Zudem kann ein wenig Risiko zu unvergleichlichen Abenteuern führen. Ein solches Erlebnis hat Mandl in ihrem Film ­„Through Darkness“ dokumentiert. Die Mission damals: mit dem Splitboard während eisiger Temperaturen nachts die norwegischen Berge zu befahren und in diesem Rahmen auf die Wichtigkeit von mentaler Gesundheit aufmerksam zu machen. „In dem Moment, wenn man nur den Kegel der Stirnlampe als Welt hat, hat man einen komplett fokussierten Tunnelblick. Man nimmt die Umgebung weniger mit den Augen, sondern eher mit allen anderen Sinnen wahr – da hat man ein ganz anderes Vertrauen zu sich selbst“, beschreibt sie diese Erfahrung. Erstmals mit der Öffentlichkeit geteilt wird das Gefilmte übrigens ganz symbolisch in der längsten Nacht des Jahres – am 21. Dezember 2022.

Meisterin ihres Faches
Neben solchen herausragenden Erlebnissen gibt es aber auch noch andere Aspekte, die für Mandl das Freeriden so großartig machen: „Oft sind es die ganz normalen Tage am Berg, wo die Bedingungen passen, wo es sicher ist, wo jeder weiß, was er tut, und wo man einfach ganz viel Spaß und Freude hat.“ Außerdem schätzt sie die Vielfältigkeit des Sports – die tägliche Wahlmöglichkeit, ob es gemütliches Cruisen im 30-Grad-Gelände oder doch eine wilde Fahrt durch Steilrinnen sein soll. Und egal, wie oft sie eine Line fährt, sie ist jedes Mal anders. Einfach weil Naturschnee im Gegensatz zu präparierten Pisten durch so viele Faktoren beeinflusst wird.

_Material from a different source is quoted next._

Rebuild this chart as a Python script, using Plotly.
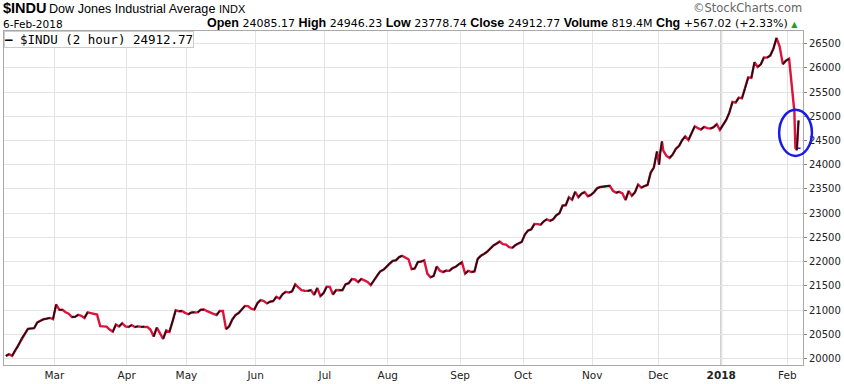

Dass Mandl den Schnee dennoch beherrscht, wie es nur wenige können, hat die 34-Jährige spätestens 2018 im Rahmen der Freeride World Tour bewiesen. Dort hat sie sich als allererste Österreicherin in der Kategorie „Snowboard Frauen“ den Titel Weltmeisterin geholt. Und für so einen Gesamtsieg einer Serie muss schon einiges zusammenpassen. Das Können der Teilnehmenden wird in verschiedenen Teilen der Welt auf extrem steilen Abfahrten, die sie zuvor nur mit einem Fernglas von der anderen Seite des Berges sehen, nach Linienwahl, Flüssigkeit, Technik, Air & Style und Kontrolle beurteilt. Kurz gesagt: „Wer am tollsten, spektakulärsten und schönsten hinunterfährt, gewinnt.“

Mehr Frauen in den Sport
Wenn Manuela Mandl eines in ihrem Sport, insbesondere bei Wettkämpfen, vermisst, dann sind es Kolleginnen. „Es ist erschreckend, wie wenig Frauen, die Profisport betreiben, ich selbst aufzählen kann“, sagt sie – was oft auch an der fehlenden Berichterstattung liege. Und das hat weitreichende Folgen: Fehlen Vorbilder, dann hinterlässt dies auch Spuren in der Gesellschaft. „Ich merke, dass es in den letzten Jahren zwar viel mehr Frauen gibt, die Sport betreiben, aber diese immer noch die Minderheit darstellen. Dabei ist Sport einfach ein Aspekt, der die Lebensqualität enorm anheben kann“, beschreibt Mandl ihre Ambition, mehr Frauen zum Outdoor-­Sport zu bewegen. Einen Stolperstein auf dem Weg dorthin sieht sie vor allem im traditionellen Frauenbild: „Wenn man etwa hört, dass ein Frauenkörper eher schön als funktional sein soll.“ 

Mädchen würden zudem häufig nicht zum Mutig-Sein erzogen. Die Folgen solcher gesellschaftlicher Prägungen kann sie auch an sich selbst beobachten: „Obwohl ich mich schon eher als emanzipierte und selbstbewusste Frau wahrnehme, ist es oft nicht einfach für mich, mich in den Mittelpunkt zu stellen und zu sagen: Da bin ich, ich bin super und ich bin Sportlerin.“ Deswegen betont Manuela Mandl die Bedeutung von Initiativen wie „exploristas“ oder „Sister Summit“, die Mädchen und Frauen bei gemeinsamen Outdooraktivitäten fördern und die Menschen dazu anregen, über nach wie vor ungleiche Chancenverteilung nachzudenken. 

Manuela Mandl
Manuela Mandl

Die 34-jährige Snowboard-Freeride-Weltmeisterin 2018 regt mit ihren Worten und Filmen gerne zum Nachdenken an. Unter anderem engagiert sie sich für Themen wie das „Recht auf Risiko“ und „Frauen im Sport“.